El problema viene cuando esa fricción regresa de vuelta a la esfera política. En Melilla, concretamente, algunos están tan contagiados de ese fanatismo que confunden la comunicación política con la crítica de barra de bar y creen que las redes sociales son terreno neutral donde se permite incluso el insulto y la vejación. Y así, se confunde la legitimidad de optar a la presidencia de un partido con una oportunidad para linchar públicamente a un compañero. No hay lugar para la crítica cuando el dedo apunta al que mece la cuna. Ni siquiera cuando cometen errores —que los cometen— y se ven obligados a rectificar, o a negociar con la oposición a puerta cerrada. La conclusión es siempre la misma. «Eruditos» frente a «novatos». «Expertos» frente a «advenedizos». “Ni quorum ni quarum”, deslizó una diputada desde bancada del Partido Popular cuando la oposición dijo «no» a unos presupuestos que no apoyan desde el principio. Perder la votación dolió, y la frustración se canalizó en insulto, en castiguitos para que la oposición no cobrara las comisiones. En Melilla, no hay victoria si no existe una derrota clara del otro, y duele demasiado perder. Negociar es inútil cuando el rodillo está engrasado y el silencio se vende a cambio de sillones.

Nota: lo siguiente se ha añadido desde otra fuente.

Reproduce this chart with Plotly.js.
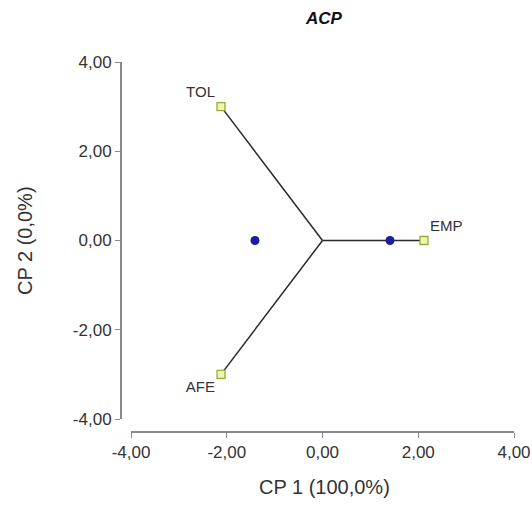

La estrategia es clara: deslegitimar a la fuente para deslegitimar automáticamente todo lo que diga, aunque sea cierto. Esa es la norma, pues el líder necesita credulidad, apoyo ciego y supeditación, y lo importante es la forma, no el contenido. Lo que diga el adversario nunca será una verdad, sino una verdad alternativa que se impone por aritmética, no por lógica. La posverdad melillense.